The fourth ground of appeal
The fourth ground of appeal is that the learned Compensation Magistrate erred in law in failing to conclude that the learned Review Officer had erred in law in failing to conclude that an assessment of a worker's "degree of disability" resulting from psychiatric illness could not be made under the SSA scale, and therefore could not be made at all (except under Item 8 of Sch 2 to the Act, if applicable), because:
(a)s 93D(2) of the Act implicitly requires every assessment of "degree of disability" to be expressed as a percentage;
(b)the ratings used in the SSA scale "are not percentages", and therefore are either ultra vires the Act, or cannot be used for an assessment unless the AMA guides, or the Regulations to the Act, contain some mechanism for converting those ratings into a percentage assessment;
(c)neither the AMA guides, nor the Regulations to the Act, contain any such mechanism;
(d)the Regulations to the Act do not separately provide for the assessment of a worker's "degree of disability" resulting from psychiatric illness in a manner expressed as a percentage; and
(e)the Act does not provide for any assessment at all unless an assessment expressed as a percentage can be made under Sch 2 to the Act, or, failing that, the AMA guides or, failing that, the Regulations."

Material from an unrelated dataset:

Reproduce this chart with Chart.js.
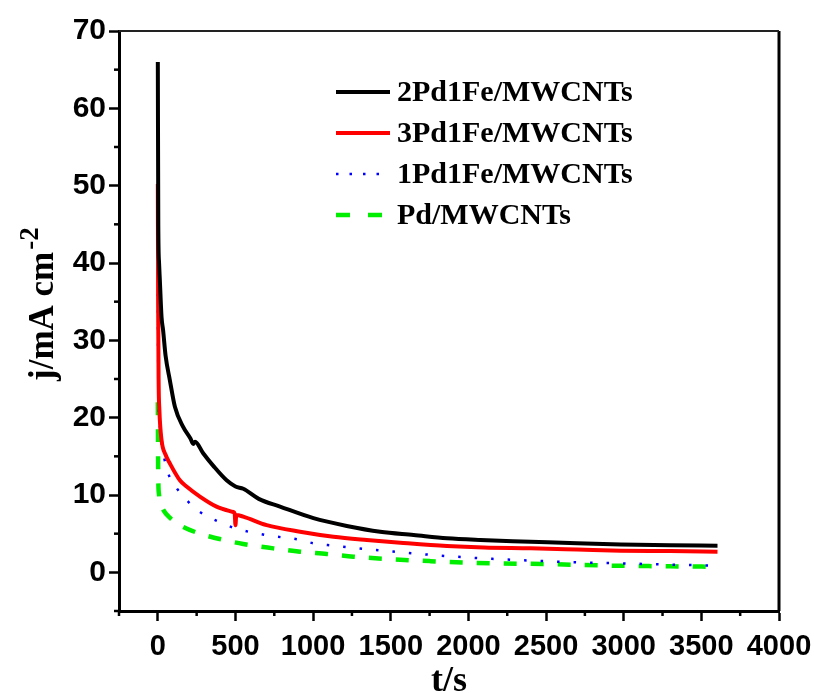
<!DOCTYPE html>
<html>
<head>
<meta charset="utf-8">
<script src="https://cdn.jsdelivr.net/npm/chart.js@4.4.1/dist/chart.umd.min.js"></script>
<style>
  html, body { margin: 0; padding: 0; background: #ffffff; }
</style>
</head>
<body>
<canvas id="chart" width="814" height="693"></canvas>
<script>
// data (t in s, j in mA cm-2)
const seriesLabels = ['2Pd1Fe/MWCNTs', '3Pd1Fe/MWCNTs', '1Pd1Fe/MWCNTs', 'Pd/MWCNTs'];

const time2Pd1Fe = [0, 3, 8, 13, 24, 34, 50, 77, 110, 163, 210, 228, 240, 292, 360, 443, 500, 550, 650, 787, 1002, 1217, 1432, 1647, 1862, 2077, 2400, 2700, 2981, 3300, 3604];
const current2Pd1Fe = [66, 45, 40, 37.8, 33, 31.3, 28, 24.9, 21.4, 18.8, 17.3, 16.6, 16.9, 15.4, 13.7, 11.9, 11.1, 10.8, 9.5, 8.5, 7.0, 6.0, 5.25, 4.83, 4.4, 4.18, 3.96, 3.75, 3.6, 3.5, 3.45];

const time3Pd1Fe = [0, 2, 5, 10, 24, 50, 77, 142, 185, 271, 378, 486, 495, 500, 505, 550, 701, 916, 1131, 1346, 1561, 1862, 2100, 2400, 2700, 2981, 3300, 3604];
const current3Pd1Fe = [50.2, 35, 25, 21, 17.1, 15.2, 14.1, 11.9, 11.1, 9.8, 8.5, 7.8, 7.6, 6.1, 7.4, 7.2, 6.1, 5.25, 4.6, 4.18, 3.83, 3.4, 3.2, 3.1, 2.95, 2.8, 2.75, 2.67];

const time1Pd1Fe = [0, 3, 13, 34, 67, 121, 185, 271, 421, 497, 701, 916, 1002, 1131, 1346, 1561, 1862, 2100, 2357, 2700, 2981, 3300, 3604];
const current1Pd1Fe = [36, 25, 19, 15.6, 12.8, 10.9, 9.35, 7.8, 6.3, 5.7, 4.8, 4.2, 3.75, 3.45, 3.0, 2.6, 2.1, 1.8, 1.55, 1.3, 1.16, 1.0, 0.86];

const timePd = [0, 1, 2, 3, 8, 20, 34, 80, 142, 271, 421, 550, 744, 916, 1088, 1260, 1518, 1750, 1992, 2185, 2486, 2937, 3300, 3604];
const currentPd = [22, 18, 14, 12, 10, 8.8, 8.1, 7, 6.1, 5.0, 4.2, 3.66, 3.1, 2.67, 2.37, 2.02, 1.68, 1.45, 1.25, 1.16, 1.07, 0.86, 0.78, 0.72];

const xTickStep = 500;
const yTickStep = 10;

const toPoints = (xs, ys) => xs.map((x, i) => ({x: x, y: ys[i]}));

const serifFont = '"Liberation Serif", "Times New Roman", serif';
const sansFont = '"Liberation Sans", Arial, sans-serif';

// только "круглые" значения, начиная с нуля
const majorTicks = (max, step) => {
    const out = [];
    for (let v = 0; v <= max; v += step) {
        out.push({value: v});
    }
    return out;
};

// легенда внутри области графика
const insideLegend = {
    id: 'insideLegend',
    afterDatasetsDraw(chart) {
        const ctx = chart.ctx;
        chart.data.datasets.forEach((ds, i) => {
            const y = 92 + i * 41;
            ctx.save();
            ctx.strokeStyle = ds.borderColor;
            ctx.lineWidth = ds.borderWidth;
            ctx.setLineDash(ds.legendDash || ds.borderDash || []);
            ctx.beginPath();
            ctx.moveTo(336, y);
            ctx.lineTo(390, y);
            ctx.stroke();
            ctx.setLineDash([]);
            ctx.fillStyle = '#000000';
            ctx.font = 'bold 30px ' + serifFont;
            ctx.textBaseline = 'middle';
            ctx.fillText(ds.label, 397, y + 1);
            ctx.restore();
        });
    }
};

// рамка, мелкие засечки и подпись оси Y
const frameAndMinor = {
    id: 'frameAndMinor',
    afterDraw(chart) {
        const ctx = chart.ctx;
        const area = chart.chartArea;
        const xs = chart.scales.x;
        const ys = chart.scales.y;
        ctx.save();
        ctx.strokeStyle = '#000000';
        ctx.lineWidth = 3;
        ctx.beginPath();
        ctx.moveTo(area.right, area.bottom);
        ctx.lineTo(area.right, area.top);
        ctx.stroke();
        ctx.strokeStyle = '#222222';
        ctx.lineWidth = 2;
        ctx.beginPath();
        ctx.moveTo(area.left, area.top);
        ctx.lineTo(area.right, area.top);
        ctx.stroke();

        ctx.strokeStyle = '#000000';
        ctx.lineWidth = 2.5;
        for (let v = xs.min; v <= xs.max; v += xTickStep / 2) {
            if (v % xTickStep === 0) continue;
            const px = xs.getPixelForValue(v);
            ctx.beginPath();
            ctx.moveTo(px, area.bottom);
            ctx.lineTo(px, area.bottom + 5);
            ctx.stroke();
        }
        for (let v = ys.min; v <= ys.max; v += yTickStep / 2) {
            if (v % yTickStep === 0) continue;
            const py = ys.getPixelForValue(v);
            ctx.beginPath();
            ctx.moveTo(area.left - 5, py);
            ctx.lineTo(area.left, py);
            ctx.stroke();
        }

        // j/mA cm^-2
        ctx.fillStyle = '#000000';
        ctx.translate(53, 381);
        ctx.rotate(-Math.PI / 2);
        ctx.textBaseline = 'alphabetic';
        ctx.font = 'bold 35px ' + serifFont;
        const main = 'j/mA cm';
        ctx.fillText(main, 0, 0);
        const w = ctx.measureText(main).width;
        ctx.font = 'bold 27px ' + serifFont;
        ctx.fillText('-2', w + 2, -15);
        ctx.restore();
    }
};

new Chart(document.getElementById('chart'), {
    type: 'line',
    data: {
        datasets: [
            {
                label: seriesLabels[0],
                data: toPoints(time2Pd1Fe, current2Pd1Fe),
                borderColor: '#000000',
                borderWidth: 4
            },
            {
                label: seriesLabels[1],
                data: toPoints(time3Pd1Fe, current3Pd1Fe),
                borderColor: '#ff0000',
                borderWidth: 4
            },
            {
                label: seriesLabels[2],
                data: toPoints(time1Pd1Fe, current1Pd1Fe),
                borderColor: '#0000ff',
                borderWidth: 2.5,
                borderDash: [2.5, 14],
                legendDash: [2.5, 11]
            },
            {
                label: seriesLabels[3],
                data: toPoints(timePd, currentPd),
                borderColor: '#00ee00',
                borderWidth: 4.5,
                borderDash: [13, 14],
                legendDash: [14, 18]
            }
        ]
    },
    options: {
        responsive: false,
        animation: false,
        elements: {
            point: {radius: 0},
            line: {cubicInterpolationMode: 'monotone', fill: false}
        },
        layout: {
            padding: {top: 31, right: 35, left: 0, bottom: 0}
        },
        plugins: {
            legend: {display: false},
            tooltip: {enabled: false}
        },
        scales: {
            x: {
                type: 'linear',
                min: -250,
                max: 4000,
                afterBuildTicks(scale) {
                    scale.ticks = majorTicks(scale.max, xTickStep);
                },
                afterFit(scale) {
                    scale.height = 82;
                    scale.paddingLeft = 0;
                    scale.paddingRight = 0;
                },
                ticks: {
                    autoSkip: false,
                    maxRotation: 0,
                    padding: 9,
                    color: '#000000',
                    font: {family: sansFont, size: 29, weight: 'bold'},
                    callback: value => String(value)
                },
                grid: {
                    drawOnChartArea: false,
                    drawTicks: true,
                    tickLength: 10,
                    tickWidth: 2.5,
                    tickColor: '#000000'
                },
                border: {display: true, color: '#000000', width: 3},
                title: {
                    display: true,
                    text: 't/s',
                    color: '#000000',
                    font: {family: serifFont, size: 36, weight: 'bold', lineHeight: 1},
                    padding: {top: 0, bottom: -7}
                }
            },
            y: {
                type: 'linear',
                min: -5,
                max: 70,
                afterBuildTicks(scale) {
                    scale.ticks = majorTicks(scale.max, yTickStep);
                },
                afterFit(scale) {
                    scale.width = 119;
                    scale.paddingTop = 0;
                    scale.paddingBottom = 0;
                },
                ticks: {
                    padding: 3,
                    color: '#000000',
                    font: {family: sansFont, size: 30, weight: 'bold'},
                    callback: value => String(value)
                },
                grid: {
                    drawOnChartArea: false,
                    drawTicks: true,
                    tickLength: 10,
                    tickWidth: 2.5,
                    tickColor: '#000000'
                },
                border: {display: true, color: '#000000', width: 3},
                title: {display: false}
            }
        }
    },
    plugins: [insideLegend, frameAndMinor]
});
</script>
</body>
</html>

It follows from my general observations concerning the "percentage of disability" issue that, in my view, s 93D(2) of the Act does implicitly require that every assessment of "degree of disability" be expressed as a percentage. However, in the circumstances of this case, for the reasons I have given, it was open to Dr Burvill and eventually to Review Officer Warwick to conclude that a percentage of disability determination could be arrived at as a matter of opinion by reference to the criteria in the AMA Guides and the SSA scale in the manner allowed for by s 93D(2)(b) of the Act. Accordingly, I am not persuaded that the appeal should succeed on this ground.
The case stated issue
I noted in earlier discussion that the question of law said to arise in the proceedings the subject of the case stated was expressed in this way: Is ground 5 of appeal CM/168/02 in the Compensation Magistrates Court made out? Ground 5 was to the effect that the learned Review Officer erred in law in holding that a SSA scale impairment rating of "15" must necessarily give rise to a degree of disability assessment of not less than 15 per cent when he should have held that there was nothing in the Act, nor in the AMA Guides, nor in the regulations to the Act, requiring such a conclusion.
I am not satisfied that ground 5 correctly reflects the critical finding made by the Review Officer. I am not persuaded that the Review Officer simply made a mathematical conversion. However, to the extent that the ground of appeal in question suggests that the Review Officer erred in arriving at his own independent assessment of 15 per cent in respect of the percentage of disability, it follows from my general observations about the "percentage of disability" issue that I am not persuaded that ground 5 of appeal CM/168/02 in this Court is made out. It was open to Dr Burvill and eventually to the Review Officer and the learned Magistrate to arrive at an estimate representing the percentage of disability as a matter of opinion. In the case of the Review Officer this percentage reflected his own independent assessment having regard to the symptoms and criteria reflected in the SSA scale. It follows that the question posed by the case stated, in my view, should be answered in the negative.
Summary
In summary, then, I consider that the appeal should be dismissed. The question of law arising in the proceedings the subject of the case stated should be answered in the negative.